Against the backdrop of an anticipated increase in cyberattacks from Russia, the Arizona Junior Fellows hosted an expert panel at Arizona State University on Monday on the future of cybersecurity, as part of their Future of Arizona Democracy series.
The panel was moderated by President-Emerita of the Arizona Board of Regents and former Arizona Treasurer Eileen Klein. The panel consisted of Arizona Department of Homeland Security Director Tim Roemer; Klon Kitchen, senior fellow at the American Enterprise Institute; Brian Elisco, CEO of Abrazo Health and Gregg Davis, president of Global Market Innovators.
Russia’s invasion of Ukraine and the retaliatory sanctions and American and western support for Ukraine has American government and private sector leaders on high alert for attacks originating from Russia or from non-state actors sympathetic to the regime of Vladimir Putin.

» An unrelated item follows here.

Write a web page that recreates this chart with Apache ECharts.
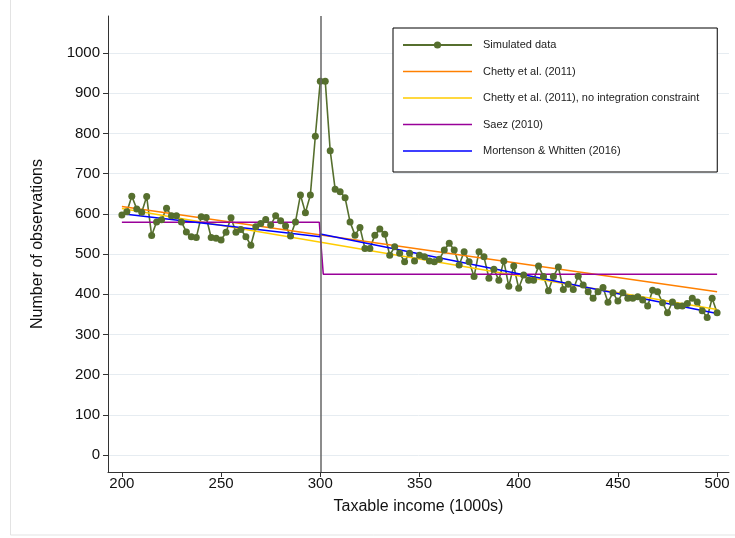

On Monday, the White House urged businesses to implement a range of measures to improve their cybersecurity.
While the federal government can urge the private sector to improve overall cybersecurity, the government’s ability to help is often limited. Intelligence on cyber threats often cannot be shared with those who do not have a security clearance. Additionally, the government generally is not as familiar with companies’ technology and vulnerabilities as in-house cybersecurity teams.
“The federal government is increasingly a stakeholder in cybersecurity and not the stakeholder in it.” Kitchen said. “For example, Google has done the same if not more than the government for preventing cyber-attacks in Ukraine.”
Kitchen explained that even as cybersecurity becomes more important, it is important that the government does not overreach its authority.
“We don’t want to just be secure. We want to be secured and free,” he said. “We want to make sure that we maintain the things we’re trying to keep secure and not give them away in the name or security.”
Arizona is one of two states with a Department of Homeland Security. Part of AZDHS’s responsibilities are to ensure the state government remains protected from cyberattacks and helps private sector businesses improve their resilience.
“There’s not one specific piece of government that can handle this on their own,” Roemer said. “The best way to combat this is through partnerships between the public and private sector.”
Elisco praised Arizona’s approach to cybersecurity.
“What surprised me the most coming into the state of Arizona was how accessible our government officials really are and how open they are to collaboration,” he said.
However, Elisco added that cyberattacks are not always complicated attacks.
“Some of the largest cyberattacks in healthcare are some of the simplest emails that look like they were sent internally,” he said.
The panel concluded by discussing various cybersecurity measures that the public can implement: enable two-factor authentication, change passwords, think twice about clicking on links in emails, and adopt an attitude of “see something, say something.”